On the other hand, a variable neighborhood not only lessens the initial effort, but also creates more complexity. So this will be our choice: variable neighbors. There is yet another advantage, related to the labeling scheme problem left unanswered above: in a variable neighborhood scheme, what we need is to identify not neighbors, but changes in neighbors. This task is much easier, because we can use a relative labeling scheme: when we need to find out the new neighbors of a cell, we can describe them as related somehow to the old ones. This method assumes there is a given relation between cells: for instance, if we have a total order relation on cells, then we could say “the new neighbor of this cell is 5 cells ahead from its old neighbor”.

But why consider another relation, when we already have one – the neighborhood relation? Using it would be a simpler choice, since it would not involve any additional construct. This means we can describe future neighbors of a cell in terms of “neighbors of its old neighbors”.

The answer to the question “What are the allowed changes of neighbors?” we will call Geometry (Geometry).

Geometry gives structure to Space in time. It is the mechanics of changing neighbors. Actually, it is more like kynematics, in the sense that it describes possible neighbor changes, without taking into account physical reasons.
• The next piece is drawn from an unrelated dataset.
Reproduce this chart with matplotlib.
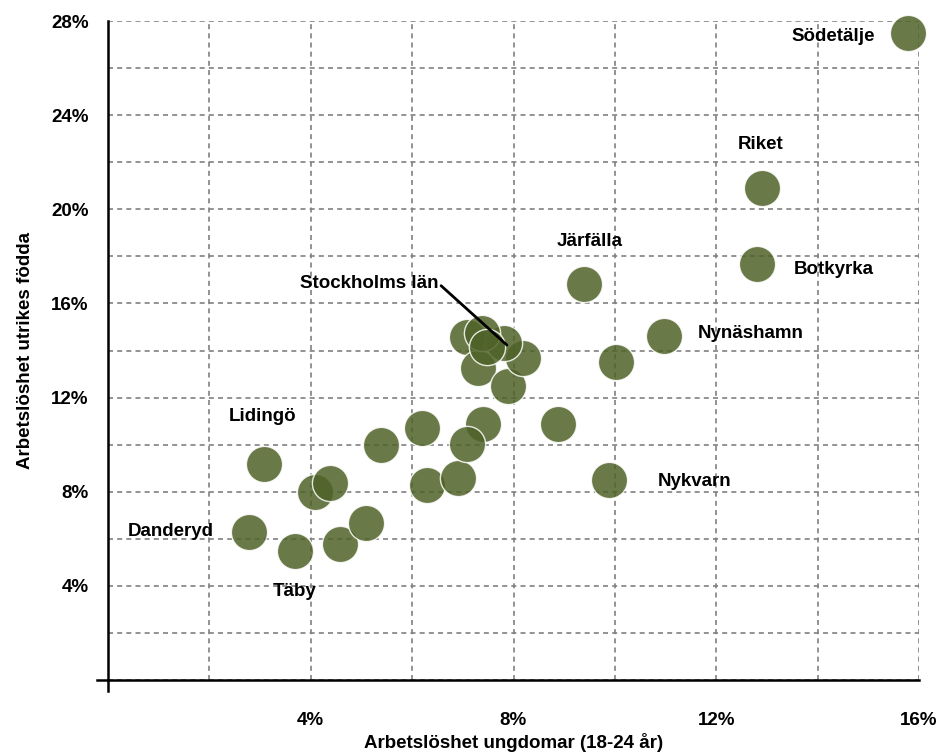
import matplotlib
matplotlib.use("Agg")
import matplotlib.pyplot as plt
import matplotlib.ticker as ticker

plt.rcParams['font.family'] = ['Liberation Sans', 'DejaVu Sans']
plt.rcParams['font.weight'] = 'bold'

# Arbetslöshet ungdomar (x, %) och utrikes födda (y, %)
ungdomar = [2.78, 3.69, 3.08, 4.08, 4.38, 4.58, 5.09, 5.38, 6.19, 6.29,
            6.90, 7.08, 7.40, 7.08, 7.30, 7.89, 8.19, 7.81, 7.38, 7.48,
            8.88, 9.88, 10.02, 10.97, 9.39, 12.80, 12.90, 15.78]
utrikes = [6.29, 5.48, 9.18, 7.99, 8.37, 5.78, 6.67, 9.98, 10.71, 8.28,
           8.58, 14.57, 10.87, 10.03, 13.25, 12.49, 13.68, 14.32, 14.74, 14.15,
           10.87, 8.50, 13.51, 14.61, 16.82, 17.67, 20.90, 27.50]

# namngivna punkter: (namn, x, y) för etikettens mitt
etiketter = [
    ("Södetälje", 14.31, 27.33),
    ("Riket", 12.88, 22.74),
    ("Botkyrka", 14.32, 17.46),
    ("Järfälla", 9.51, 18.65),
    ("Nynäshamn", 12.68, 14.74),
    ("Nykvarn", 11.58, 8.45),
    ("Lidingö", 3.04, 11.21),
    ("Danderyd", 1.24, 6.33),
    ("Täby", 3.69, 3.74),
]
stockholm_text = (5.15, 16.86)
stockholm_punkt = (7.87, 14.23)

fig = plt.figure(figsize=(9.49, 7.55), dpi=100)
ax = fig.add_axes([108/949, 1-680/755, 811/949, 659/755])

ax.scatter(ungdomar, utrikes, s=680, color='#4f6228', alpha=0.85,
           edgecolors='white', linewidths=1.0, zorder=3, clip_on=False)

for namn, x, y in etiketter:
    ax.text(x, y, namn, ha='center', va='center', fontsize=13.5,
            fontweight='bold', color='black', zorder=4)

ax.annotate("Stockholms län", xy=stockholm_punkt, xytext=stockholm_text,
            ha='center', va='center', fontsize=13.5, fontweight='bold',
            arrowprops=dict(arrowstyle='-', color='black', lw=2,
                            shrinkA=0, shrinkB=0,
                            relpos=(1.0, 0.5)),
            zorder=4)

ax.set_xlim(0, 16)
ax.set_ylim(0, 28)
ax.xaxis.set_major_locator(ticker.MultipleLocator(2))
ax.yaxis.set_major_locator(ticker.MultipleLocator(2))

def pct4(v, pos):
    v = int(round(v))
    return f"{v}%" if v % 4 == 0 and v > 0 else ""

ax.xaxis.set_major_formatter(ticker.FuncFormatter(pct4))
ax.yaxis.set_major_formatter(ticker.FuncFormatter(pct4))
ax.tick_params(axis='x', length=0, pad=23, labelsize=13.5)
ax.tick_params(axis='y', length=0, pad=14, labelsize=13.5)

ax.grid(True, color='#808080', linestyle=(0, (3, 2.5)), linewidth=1.2, zorder=0)
ax.set_axisbelow(True)

ax.spines['top'].set_visible(False)
ax.spines['right'].set_visible(False)
ax.spines['left'].set_linewidth(1.8)
ax.spines['bottom'].set_linewidth(1.8)
ax.plot([-0.0136, 0], [0, 0], color='black', lw=1.8, transform=ax.transAxes, clip_on=False)
ax.plot([0, 0], [-0.0167, 0], color='black', lw=1.8, transform=ax.transAxes, clip_on=False)

ax.set_xlabel("Arbetslöshet ungdomar (18-24 år)", fontsize=13.5, fontweight='bold', labelpad=3)
ax.set_ylabel("Arbetslöshet utrikes födda", fontsize=13.5, fontweight='bold', labelpad=12)

fig.savefig("out.png", dpi=100)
From “Any change is possible”, Geometry rules out some cases, leaving us with “Only these changes are possible”. Then, Physics tells us for each case: “From the range of possible changes, given the specific situation here, this particular change will take place”.

11. Physics (Physics)

[1] One may argue that Logic itself is “infected” with many essential traits of the particular world we live in, so the choice of using Logic is enough to bias our system towards this world, thus reducing our construction’s generality. This argument holds. Indeed, Logic is influenced, is inspired by this world we observed for thousands of years. It is the essence of our reasoning mechanisms, which we developed and trained specifically in and for this particular world. We are not entitled to hope that this Logic we developed is the most suitable (or is suitable at all) for some different, more general construct. Let us suppose we drop the requirement of using Logic. And let us suppose someone manages to build a model of a Universe based on some superior type of reasoning, different than our earthly, human Logic. Then, should we see this model, we wouldn’t be able to understand it, to reason about it. It would be as presented in a foreign language. It would be useless to us, since we couldn’t apply our only reasoning tool to it. So, if we want to understand what we build, Logic is unavoidable. Indeed, this adds some bias and some limitations to our Universe, but it is the only choice we have.
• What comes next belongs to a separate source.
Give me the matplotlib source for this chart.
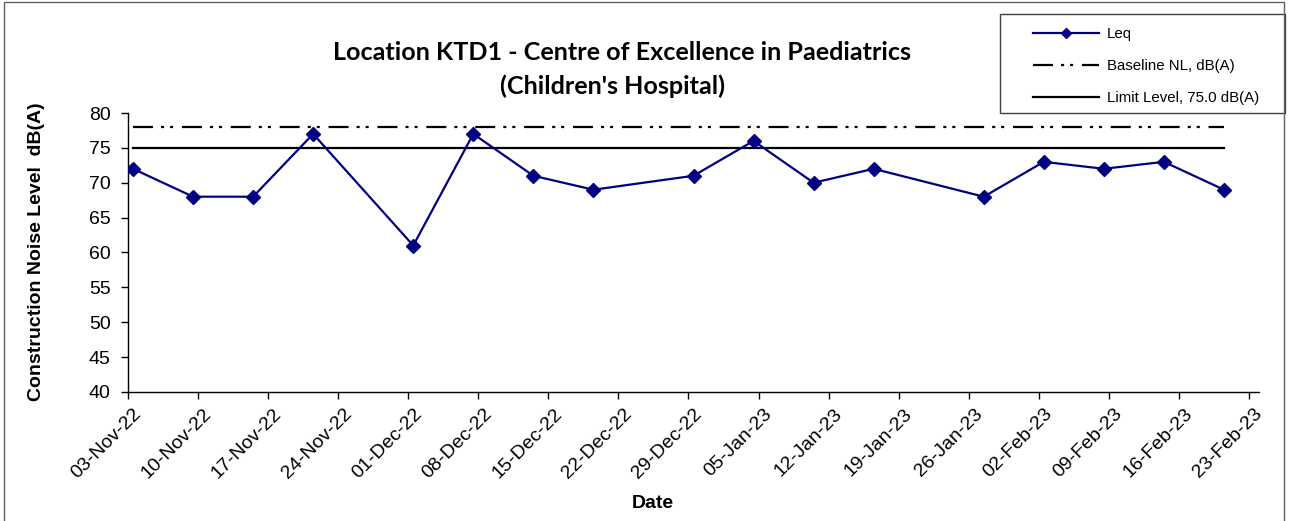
import matplotlib
matplotlib.use("Agg")
import matplotlib.pyplot as plt
import matplotlib.dates as mdates
import matplotlib.transforms as mtransforms
import pandas as pd
from matplotlib.lines import Line2D
from matplotlib.patches import Rectangle

plt.rcParams['font.family'] = ['Liberation Sans', 'DejaVu Sans']
plt.rcParams['lines.scale_dashes'] = False

# ---------------- data ----------------
dates = ["2022-11-03", "2022-11-09", "2022-11-15", "2022-11-21", "2022-12-01",
         "2022-12-07", "2022-12-13", "2022-12-19", "2022-12-29", "2023-01-04",
         "2023-01-10", "2023-01-16", "2023-01-27", "2023-02-02", "2023-02-08",
         "2023-02-14", "2023-02-20"]
leq = [72, 68, 68, 77, 61, 77, 71, 69, 71, 76, 70, 72, 68, 73, 72, 73, 69]
baseline_level = 78.0
limit_level = 75.0
tick_start = "2022-11-03"
tick_end = "2023-02-23"
axis_end = "2023-02-24"
y_ticks = [40, 45, 50, 55, 60, 65, 70, 75, 80]

title_line1 = "Location KTD1 - Centre of Excellence in Paediatrics"
title_line2 = "(Children's Hospital)"
y_label = "Construction Noise Level  dB(A)"
x_label = "Date"
legend_labels = ["Leq", "Baseline NL, dB(A)", "Limit Level, 75.0 dB(A)"]

# ---------------- figure ----------------
W, H = 1298, 521
fig = plt.figure(figsize=(W / 100, H / 100), dpi=100)

def fx(px):
    return px / W

def fy(py):
    return 1 - py / H

ax_l, ax_r, ax_t, ax_b = 128, 1259, 113, 392
ax = fig.add_axes([fx(ax_l), fy(ax_b), (ax_r - ax_l) / W, (ax_b - ax_t) / H])

x = pd.to_datetime(dates) + pd.Timedelta(hours=12)  # Excel plots between tick marks
baseline = [baseline_level] * len(x)
limit = [limit_level] * len(x)

navy = '#000080'
dashdotdot = (0, (14.4, 5.8, 2.2, 4.3, 2.2, 6.3))
ax.plot(x, baseline, color='black', lw=1.6, ls=dashdotdot, zorder=2)
ax.plot(x, limit, color='black', lw=1.6, zorder=2)
ax.plot(x, leq, color=navy, lw=1.6, marker='D', markersize=7,
        markerfacecolor=navy, markeredgecolor=navy, zorder=3)

ticks = pd.date_range(tick_start, tick_end, freq='7D')
ax.set_xlim(pd.Timestamp(tick_start), pd.Timestamp(axis_end))
ax.set_xticks(ticks)
ax.xaxis.set_major_formatter(mdates.DateFormatter('%d-%b-%y'))
ax.set_ylim(40, 80)
ax.set_yticks(y_ticks)

for s in ['top', 'right']:
    ax.spines[s].set_visible(False)
for s in ['left', 'bottom']:
    ax.spines[s].set_color('black')
    ax.spines[s].set_linewidth(1.0)
ax.tick_params(axis='both', direction='out', length=5, width=1, colors='black', labelsize=14)
ax.tick_params(axis='y', pad=7.5)
ax.tick_params(axis='x', pad=1)
shift = mtransforms.ScaledTranslation(5 / 100, -5 / 100, fig.dpi_scale_trans)
for tick in ax.xaxis.get_major_ticks():
    lab = tick.label1
    lab.set_rotation(45)
    lab.set_ha('right')
    lab.set_rotation_mode('anchor')
    lab.set_transform(lab.get_transform() + shift)

# titles and labels (Calibri-like title -> Lato bold, fitted to reference width)
t1 = fig.text(fx(622), fy(52), title_line1, ha='center', va='center', fontsize=15,
              fontweight='bold', family=['Lato', 'DejaVu Sans'])
t2 = fig.text(fx(612.5), fy(86), title_line2, ha='center', va='center', fontsize=15,
              fontweight='bold', family=['Lato', 'DejaVu Sans'])
fig.canvas.draw()
r = fig.canvas.get_renderer()
w1 = t1.get_window_extent(r).width
scale = 580 / w1
t1.set_fontsize(15 * scale)
t2.set_fontsize(15 * scale)

fig.text(fx(37), fy(252), y_label, ha='center', va='center', rotation=90, fontsize=14, fontweight='bold')
fig.text(fx(653), fy(504), x_label, ha='center', va='center', fontsize=14, fontweight='bold')

# legend
handles = [
    Line2D([], [], color=navy, lw=1.6, marker='D', markersize=5),
    Line2D([], [], color='black', lw=1.6, ls=dashdotdot),
    Line2D([], [], color='black', lw=1.6),
]
leg = fig.legend(handles, legend_labels, loc='upper left',
                 bbox_to_anchor=(fx(1033), fy(27)), frameon=False, borderpad=0,
                 fontsize=10.8, handlelength=4.4, handletextpad=0.53, labelspacing=1.2,
                 borderaxespad=0)
fig.patches.append(Rectangle((fx(1000), fy(113)), 285 / W, 99 / H, transform=fig.transFigure,
                             fill=False, edgecolor='#404040', lw=1.0))

# chart border
fig.patches.append(Rectangle((fx(4), fy(540)), 1280 / W, 538 / H, transform=fig.transFigure,
                             fill=False, edgecolor='#606060', lw=1.0))

fig.savefig('out.png', dpi=100)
[2] Example: A brain containing 10⁹ neurons is more intelligent than 10⁹ times the intelligence of one neuron.

[3] Useful properties of “xor”:

0 + x = x

1 + x = ~x

x + x = 0

x + (~x) = 1

x + y = y + x

(x + y) + z = x + (y + z)

~(x + y) = (~x) + y

(x + y) ≡ (x ≠ y)

[4] Remember, “+” is the modulo 2 addition. Or, if you prefer, regard it as “xor” – it’s the same thing.

[5] Actually, if the Space does the lousy job of saying “I don’t care, each two cells in the Universe should interact”, then we’re not much better than choice a) above (except for the thing that the global interaction still can be described by many identical, simpler interactions).